===== DATASET EXTRACT =====

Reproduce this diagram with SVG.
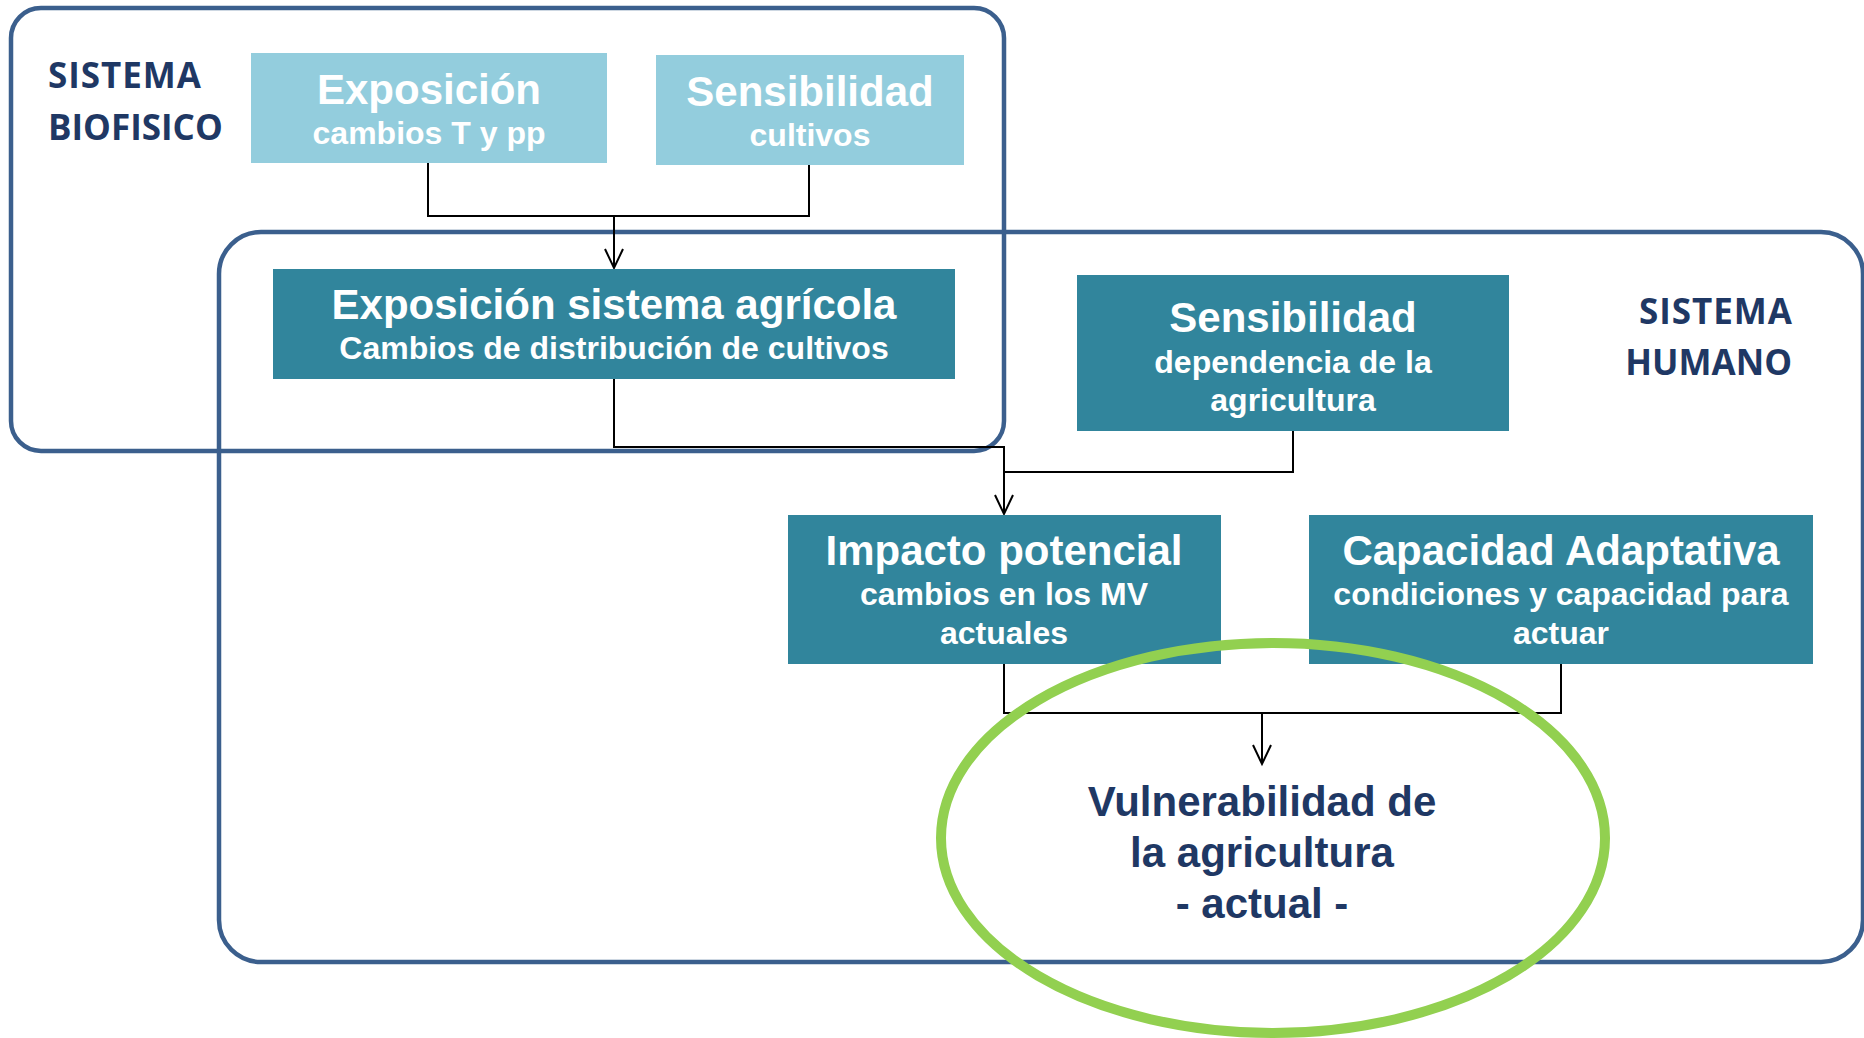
<svg xmlns="http://www.w3.org/2000/svg" width="1864" height="1038" viewBox="0 0 1864 1038">
<defs>
<style>
.frame{fill:none;stroke:#3B5F8D;stroke-width:4.5}
.light{fill:#93CDDD}
.dark{fill:#31859C}
.t{font-family:"Liberation Sans",Arial,sans-serif;font-weight:bold;fill:#fff;text-anchor:middle}
.h{font-size:42px}
.s{font-size:32px}
.sys{font-family:"Open Sans","Noto Sans",sans-serif;font-weight:bold;font-size:35px;fill:#1F3864}
.conn{fill:none;stroke:#000;stroke-width:2}
.vul{font-family:"Liberation Sans",Arial,sans-serif;font-weight:bold;font-size:42px;fill:#1F3864;text-anchor:middle}
</style>
<marker id="arr" markerUnits="userSpaceOnUse" markerWidth="24" markerHeight="24" viewBox="0 0 24 24" refX="20" refY="12" orient="auto">
<path d="M1,3 L20,12 L1,21" fill="none" stroke="#000" stroke-width="2"/>
</marker>
</defs>
<rect width="1864" height="1038" fill="#fff"/>

<g id="sistema-biofisico">
<rect class="frame" x="11" y="8" width="993" height="443" rx="30"/>
<text class="sys" x="48" y="88" textLength="153" lengthAdjust="spacing">SISTEMA</text>
<text class="sys" x="48" y="140">BIOFISICO</text>
</g>
<g id="sistema-humano">
<rect class="frame" x="219" y="232" width="1644" height="730" rx="42"/>
<text class="sys" x="1792" y="324" text-anchor="end" textLength="153" lengthAdjust="spacing">SISTEMA</text>
<text class="sys" x="1792" y="375" text-anchor="end">HUMANO</text>
</g>

<g id="connectors">
<polyline class="conn" points="428,163 428,216 809,216 809,165"/>
<line class="conn" x1="614" y1="216" x2="614" y2="268" marker-end="url(#arr)"/>
<polyline class="conn" points="614,379 614,447 1004,447 1004,514" marker-end="url(#arr)"/>
<polyline class="conn" points="1293,431 1293,472 1004,472"/>
<polyline class="conn" points="1004,664 1004,713 1561,713 1561,664"/>
<line class="conn" x1="1262" y1="713" x2="1262" y2="764" marker-end="url(#arr)"/>
</g>

<g id="exposicion">
<rect class="light" x="251" y="53" width="356" height="110"/>
<text class="t h" x="429" y="104">Exposición</text>
<text class="t s" x="429" y="144">cambios T y pp</text>
</g>
<g id="sensibilidad-cultivos">
<rect class="light" x="656" y="55" width="308" height="110"/>
<text class="t h" x="810" y="106">Sensibilidad</text>
<text class="t s" x="810" y="146">cultivos</text>
</g>
<g id="exposicion-sistema-agricola">
<rect class="dark" x="273" y="269" width="682" height="110"/>
<text class="t h" x="614" y="319">Exposición sistema agrícola</text>
<text class="t s" x="614" y="359">Cambios de distribución de cultivos</text>
</g>
<g id="sensibilidad-agricultura">
<rect class="dark" x="1077" y="275" width="432" height="156"/>
<text class="t h" x="1293" y="332">Sensibilidad</text>
<text class="t s" x="1293" y="373">dependencia de la</text>
<text class="t s" x="1293" y="411">agricultura</text>
</g>
<g id="impacto-potencial">
<rect class="dark" x="788" y="515" width="433" height="149"/>
<text class="t h" x="1004" y="565">Impacto potencial</text>
<text class="t s" x="1004" y="605">cambios en los MV</text>
<text class="t s" x="1004" y="644">actuales</text>
</g>
<g id="capacidad-adaptativa">
<rect class="dark" x="1309" y="515" width="504" height="149"/>
<text class="t h" x="1561" y="565">Capacidad Adaptativa</text>
<text class="t s" x="1561" y="605">condiciones y capacidad para</text>
<text class="t s" x="1561" y="644">actuar</text>
</g>
<g id="vulnerabilidad">
<ellipse cx="1273" cy="838" rx="332" ry="195" fill="none" stroke="#92D050" stroke-width="10"/>
<text class="vul" x="1262" y="816">Vulnerabilidad de</text>
<text class="vul" x="1262" y="867">la agricultura</text>
<text class="vul" x="1262" y="918">- actual -</text>
</g>
</svg>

=====

TASK REQUIREMENTS
Leave out the pictures and transcribe everything else exactly.

TASK RESULT
Reproduce this diagram with SVG.
<svg xmlns="http://www.w3.org/2000/svg" width="1864" height="1038" viewBox="0 0 1864 1038">
<defs>
<style>
.frame{fill:none;stroke:#3B5F8D;stroke-width:4.5}
.light{fill:#93CDDD}
.dark{fill:#31859C}
.t{font-family:"Liberation Sans",Arial,sans-serif;font-weight:bold;fill:#fff;text-anchor:middle}
.h{font-size:42px}
.s{font-size:32px}
.sys{font-family:"Open Sans","Noto Sans",sans-serif;font-weight:bold;font-size:35px;fill:#1F3864}
.conn{fill:none;stroke:#000;stroke-width:2}
.vul{font-family:"Liberation Sans",Arial,sans-serif;font-weight:bold;font-size:42px;fill:#1F3864;text-anchor:middle}
</style>
<marker id="arr" markerUnits="userSpaceOnUse" markerWidth="24" markerHeight="24" viewBox="0 0 24 24" refX="20" refY="12" orient="auto">
<path d="M1,3 L20,12 L1,21" fill="none" stroke="#000" stroke-width="2"/>
</marker>
</defs>
<rect width="1864" height="1038" fill="#fff"/>

<g id="sistema-biofisico">
<rect class="frame" x="11" y="8" width="993" height="443" rx="30"/>
<text class="sys" x="48" y="88" textLength="153" lengthAdjust="spacing">SISTEMA</text>
<text class="sys" x="48" y="140">BIOFISICO</text>
</g>
<g id="sistema-humano">
<rect class="frame" x="219" y="232" width="1644" height="730" rx="42"/>
<text class="sys" x="1792" y="324" text-anchor="end" textLength="153" lengthAdjust="spacing">SISTEMA</text>
<text class="sys" x="1792" y="375" text-anchor="end">HUMANO</text>
</g>

<g id="connectors">
<polyline class="conn" points="428,163 428,216 809,216 809,165"/>
<line class="conn" x1="614" y1="216" x2="614" y2="268" marker-end="url(#arr)"/>
<polyline class="conn" points="614,379 614,447 1004,447 1004,514" marker-end="url(#arr)"/>
<polyline class="conn" points="1293,431 1293,472 1004,472"/>
<polyline class="conn" points="1004,664 1004,713 1561,713 1561,664"/>
<line class="conn" x1="1262" y1="713" x2="1262" y2="764" marker-end="url(#arr)"/>
</g>

<g id="exposicion">
<rect class="light" x="251" y="53" width="356" height="110"/>
<text class="t h" x="429" y="104">Exposición</text>
<text class="t s" x="429" y="144">cambios T y pp</text>
</g>
<g id="sensibilidad-cultivos">
<rect class="light" x="656" y="55" width="308" height="110"/>
<text class="t h" x="810" y="106">Sensibilidad</text>
<text class="t s" x="810" y="146">cultivos</text>
</g>
<g id="exposicion-sistema-agricola">
<rect class="dark" x="273" y="269" width="682" height="110"/>
<text class="t h" x="614" y="319">Exposición sistema agrícola</text>
<text class="t s" x="614" y="359">Cambios de distribución de cultivos</text>
</g>
<g id="sensibilidad-agricultura">
<rect class="dark" x="1077" y="275" width="432" height="156"/>
<text class="t h" x="1293" y="332">Sensibilidad</text>
<text class="t s" x="1293" y="373">dependencia de la</text>
<text class="t s" x="1293" y="411">agricultura</text>
</g>
<g id="impacto-potencial">
<rect class="dark" x="788" y="515" width="433" height="149"/>
<text class="t h" x="1004" y="565">Impacto potencial</text>
<text class="t s" x="1004" y="605">cambios en los MV</text>
<text class="t s" x="1004" y="644">actuales</text>
</g>
<g id="capacidad-adaptativa">
<rect class="dark" x="1309" y="515" width="504" height="149"/>
<text class="t h" x="1561" y="565">Capacidad Adaptativa</text>
<text class="t s" x="1561" y="605">condiciones y capacidad para</text>
<text class="t s" x="1561" y="644">actuar</text>
</g>
<g id="vulnerabilidad">
<ellipse cx="1273" cy="838" rx="332" ry="195" fill="none" stroke="#92D050" stroke-width="10"/>
<text class="vul" x="1262" y="816">Vulnerabilidad de</text>
<text class="vul" x="1262" y="867">la agricultura</text>
<text class="vul" x="1262" y="918">- actual -</text>
</g>
</svg>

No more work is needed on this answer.